We are back again with another great birthday thing and a good rejoinder to the last post about Henry Threadgill.
Today's superstar is kind of an analog to what Thread does, except that in our birthday boy's case he has played on more albums, and he's 11 years younger.
Which is really saying something, as HT has played on or led over 100 sessions.
It's estimated that since coming on the scene in the mid 1970s, today's honoree has been a part of an estimated 200 recording sessions.
This would include, of course, his seminal platters with groups like the Music Revelation Ensemble and the World Saxophone Quartet, which he co-founded.
A relentlessly searching explorer who brought the smoother-edged tones of Ben Webster and Coleman Hawkins into the previously Coltrane-ified Free Jazz thing, he's orbited every outer edge of the music since and shows no signs of letting up.

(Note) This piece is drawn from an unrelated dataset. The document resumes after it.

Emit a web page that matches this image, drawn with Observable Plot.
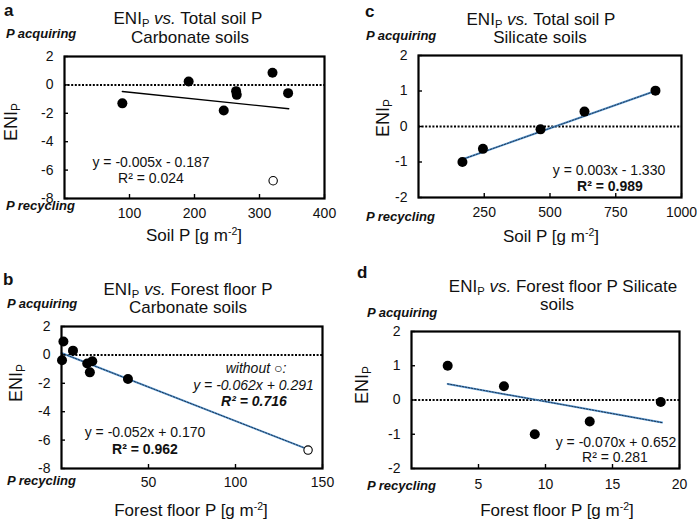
<!DOCTYPE html>
<html><head><meta charset="utf-8">
<script src="https://cdn.jsdelivr.net/npm/d3@7"></script>
<script src="https://cdn.jsdelivr.net/npm/@observablehq/plot@0.6"></script>
<style>
body{margin:0;background:#fff;}
#chart{position:relative;width:697px;height:521px;overflow:hidden;font-family:"Liberation Sans",Arial,sans-serif;}
#chart svg{position:absolute;left:0;top:0;}
</style></head><body><div id="chart"></div>
<script>
const W = 697, H = 521;

// Panel a: ENI_P vs. total soil P, carbonate soils
const aSoilP = [89, 191, 245, 264, 265, 320, 344];
const aENIP = [-1.3, 0.24, -1.8, -0.44, -0.7, 0.85, -0.58];
const aOutSoilP = [321];
const aOutENIP = [-6.75];
const aTrendX = [89, 345];
const aTrendY = [-0.46, -1.68];
const aXTicks = [100, 200, 300, 400];
const aYTicks = [-8, -6, -4, -2, 0, 2];

// Panel b: ENI_P vs. forest floor P, carbonate soils
const bFloorP = [1.1, 0.3, 6.6, 14.8, 17.7, 16.3, 38.2];
const bENIP = [0.94, -0.38, 0.3, -0.6, -0.45, -1.23, -1.7];
const bOutFloorP = [141.7];
const bOutENIP = [-6.7];
const bTrendX = [0, 141.7];
const bTrendY = [0.13, -6.65];
const bXTicks = [50, 100, 150];
const bYTicks = [-8, -6, -4, -2, 0, 2];

// Panel c: ENI_P vs. total soil P, silicate soils
const cSoilP = [167, 245, 464, 631, 901];
const cENIP = [-1.0, -0.63, -0.08, 0.42, 1.01];
const cTrendX = [165, 900];
const cTrendY = [-0.93, 1.0];
const cXTicks = [250, 500, 750, 1000];
const cYTicks = [-2, -1, 0, 1, 2];

// Panel d: ENI_P vs. forest floor P, silicate soils
const dFloorP = [2.7, 6.9, 9.2, 13.3, 18.6];
const dENIP = [1.0, 0.4, -1.0, -0.63, -0.06];
const dTrendX = [2.7, 18.7];
const dTrendY = [0.47, -0.66];
const dXTicks = [5, 10, 15, 20];
const dYTicks = [-2, -1, 0, 1, 2];

const FONT = '"Liberation Sans", Arial, sans-serif';
const zip = (xs, ys) => xs.map((x, i) => ({x, y: ys[i]}));

const panels = [
  {l: 64, t: 56, r: 324, b: 198, xd: [0, 400], yd: [-8, 2], pts: zip(aSoilP, aENIP), out: zip(aOutSoilP, aOutENIP),
   tr: zip(aTrendX, aTrendY), blue: false, xt: aXTicks, yt: aYTicks, xpad: 10},
  {l: 61, t: 326, r: 322, b: 468, xd: [0, 150], yd: [-8, 2], pts: zip(bFloorP, bENIP), out: zip(bOutFloorP, bOutENIP),
   tr: zip(bTrendX, bTrendY), blue: true, xt: bXTicks, yt: bYTicks, xpad: 9},
  {l: 418, t: 55, r: 681, b: 197, xd: [0, 1000], yd: [-2, 2], pts: zip(cSoilP, cENIP), out: [],
   tr: zip(cTrendX, cTrendY), blue: true, xt: cXTicks, yt: cYTicks, xpad: 10},
  {l: 411, t: 331, r: 679, b: 468, xd: [0, 20], yd: [-2, 2], pts: zip(dFloorP, dENIP), out: [],
   tr: zip(dTrendX, dTrendY), blue: true, xt: dXTicks, yt: dYTicks, xpad: 11}
];

const chart = document.getElementById("chart");
for (const p of panels) {
  const fw = p.r - p.l, fh = p.b - p.t;
  const marks = [
    Plot.ruleY([0], {stroke: "black", strokeWidth: 2, strokeDasharray: "2,1.6"})
  ];
  if (p.blue) {
    marks.push(Plot.line(p.tr, {x: "x", y: "y", stroke: "#5b9bd5", strokeWidth: 2}));
    marks.push(Plot.line(p.tr, {x: "x", y: "y", stroke: "#1f3550", strokeWidth: 1, strokeDasharray: "1.5,1.5"}));
  } else {
    marks.push(Plot.line(p.tr, {x: "x", y: "y", stroke: "black", strokeWidth: 1.4}));
  }
  marks.push(Plot.dot(p.pts, {x: "x", y: "y", r: 5, fill: "black"}));
  if (p.out.length) marks.push(Plot.dot(p.out, {x: "x", y: "y", r: 4.2, fill: "white", stroke: "black", strokeWidth: 1.1}));
  marks.push(Plot.tickX(p.xt, {x: d => d, stroke: "black", strokeWidth: 1.4, insetTop: fh - 4}));
  marks.push(Plot.tickY(p.yt, {y: d => d, stroke: "black", strokeWidth: 1.4, insetRight: fw - 4}));
  marks.push(Plot.frame({stroke: "black", strokeWidth: 2.2}));
  marks.push(Plot.axisX({ticks: p.xt, tickSize: 0, tickPadding: p.xpad, fontSize: 14, label: null, tickFormat: d => String(d), fill: "#111"}));
  marks.push(Plot.axisY({ticks: p.yt, tickSize: 0, tickPadding: 11, fontSize: 14, label: null, tickFormat: d => String(d), fill: "#111"}));
  const svg = Plot.plot({
    width: W, height: H,
    marginLeft: p.l, marginRight: W - p.r, marginTop: p.t, marginBottom: H - p.b,
    x: {domain: p.xd}, y: {domain: p.yd},
    style: {background: "transparent", fontFamily: FONT, fontSize: "14px", color: "black", overflow: "visible"},
    marks
  });
  chart.appendChild(svg);
}

// Text overlay
const ov = d3.select("#chart").append("svg").attr("width", W).attr("height", H)
  .style("font-family", FONT).style("overflow", "visible");

function txt(x, y, parts, o = {}) {
  const fs = o.fs || 14;
  const t = ov.append("text").attr("x", x).attr("y", y)
    .attr("font-size", fs).attr("text-anchor", o.anchor || "middle").attr("fill", "#111");
  if (o.bold) t.attr("font-weight", "bold");
  if (o.italic) t.attr("font-style", "italic");
  if (o.rotate) t.attr("transform", `rotate(-90 ${x} ${y})`);
  let shift = 0;
  for (const part of parts) {
    const s = typeof part === "string" ? {t: part} : part;
    const ts = t.append("tspan").text(s.t);
    let target = 0;
    if (s.sub) { ts.attr("font-size", fs * 0.66); target = fs * 0.18; }
    if (s.sup) { ts.attr("font-size", fs * 0.62); target = -fs * 0.38; }
    if (s.italic) ts.attr("font-style", "italic");
    if (s.bold) ts.attr("font-weight", "bold");
    if (target !== shift) { ts.attr("dy", target - shift); shift = target; }
  }
}

const TF = 17;
const eniTitle = (rest) => ["ENI", {t: "P", sub: true}, " ", {t: "vs.", italic: true}, rest];

// panel letters
txt(4, 16, ["a"], {fs: 17, bold: true, anchor: "start"});
txt(365, 16.5, ["c"], {fs: 17, bold: true, anchor: "start"});
txt(3, 285, ["b"], {fs: 17, bold: true, anchor: "start"});
txt(357, 278, ["d"], {fs: 17, bold: true, anchor: "start"});

// titles
txt(188, 24, eniTitle(" Total soil P"), {fs: TF});
txt(190, 42.5, ["Carbonate soils"], {fs: TF});
txt(541, 24.5, eniTitle(" Total soil P"), {fs: TF});
txt(540, 42.5, ["Silicate soils"], {fs: TF});
txt(188, 294.5, eniTitle(" Forest floor P"), {fs: TF});
txt(188, 312.5, ["Carbonate soils"], {fs: TF});
txt(563, 292, eniTitle(" Forest floor P  Silicate"), {fs: TF});
txt(557, 310, ["soils"], {fs: TF});

// P acquiring / recycling
const side = {fs: 13, bold: true, italic: true, anchor: "start"};
txt(6, 38, ["P acquiring"], side);
txt(6, 210, ["P recycling"], side);
txt(366, 40, ["P acquiring"], side);
txt(366, 221, ["P recycling"], side);
txt(7, 308, ["P acquiring"], side);
txt(7, 485, ["P recycling"], side);
txt(367, 317, ["P acquiring"], side);
txt(367, 490, ["P recycling"], side);

// x axis titles
const soilT = ["Soil P [g m", {t: "-2", sup: true}, {t: "]"}];
const floorT = ["Forest floor P [g m", {t: "-2", sup: true}, {t: "]"}];
txt(194, 241, soilT, {fs: TF});
txt(551, 242, soilT, {fs: TF});
txt(191, 516, floorT, {fs: TF});
txt(557, 516, floorT, {fs: TF});

// y axis titles
const eni = ["ENI", {t: "P", sub: true}];
txt(17, 122, eni, {fs: 18, rotate: true});
txt(389, 118, eni, {fs: 18, rotate: true});
txt(22, 383, eni, {fs: 18, rotate: true});
txt(368, 385, eni, {fs: 18, rotate: true});

// equations
txt(151, 167, ["y = -0.005x - 0.187"]);
txt(151, 183, ["R² = 0.024"]);
txt(256, 373, ["without ○:"], {italic: true});
txt(253.5, 389.5, ["y = -0.062x + 0.291"], {italic: true});
txt(254, 406, ["R² = 0.716"], {italic: true, bold: true});
txt(145, 437, ["y = -0.052x + 0.170"]);
txt(145, 453.5, ["R² = 0.962"], {bold: true});
txt(609, 175, ["y = 0.003x - 1.330"]);
txt(610, 190.5, ["R² = 0.989"], {bold: true});
txt(616, 446.5, ["y = -0.070x + 0.652"]);
txt(615, 461.5, ["R² = 0.281"]);
</script></body></html>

In fact, I was just reading about his latest tour of Europe... he's over in Italy playing dates right now.
If we are referencing the last 50+ years of improvised music, there is simply no conceivable way we can leave out the gargantuan contributions of sax colossus David Murray, turning 64 today.
So let's celebrate, shall we? Today's concert is one of those cookers where you wish every bootleg could feature this sort of sound quality and this standard of completeness, and still retain the intensity we come for.
He's made several records with these Guadeloupean cats, but there aren't too many archival artifacts of their adventures, save a couple of videos.
Thankfully, there's this: a complete concert from the 2003 Willisau Jazz Festival in Switzerland, captured I assume by a frisky soundman/woman getting happy with a reel-to-reel deck behind the 'board.
There isn't much I can say about this 100 minutes of mayhem, other than the fact that the percussion is stomping, the playing -- from everyone -- is unbelievable, and that whoever the guitar player is is clean up outta his mind on this.
David Murray & The Gwo-Ka Masters of Guadeloupe
Jazz Festival Willisau
Festhalle
Willisau, Switzerland
8.28.2003
CD1
01 Gété
02 David Murray announcement
03 Monte
04 David Murray announcement
05 Go to Jazz
CD2
01 David Murray announcement
02 Djola Feeling
03 Bulagel
04 Gwotet/La Ply La
Total time: 1:39:41
David Murray - tenor & soprano saxophones, bass clarinet
Rasul Siddik - trumpet
Hervé Sambe - guitar
Doumbé - bass
Hamid Drake - drums & percussion
Klod Kiauvé - percussion & vocals
Philippe Makaïa - percussion & vocals
2nd gen DAT of master soundboard reels
651 MB FLAC/February 2019 archive link
This might have been captured by a DAT at the original stage -- who was using reel decks in 2003? -- but the lineage insisted that the reel was the case so I left it in the info file.
It doesn't matter whether it was recorded with two tin cans and a piece of twine, because what's on the tape burns with 1000 fires.
We'll take a two-day break from the BHM extravaganza for two consecutive posts -- about two true visionary iconoclasts -- at week's end, before we finish out February with more African-descended awesomeness.
Today, though, we gotta give it up for David Murray, born this day in 1955 and still attempting -- succeeding, too -- in telling the whole story of humanity through any number of reed instruments.--J.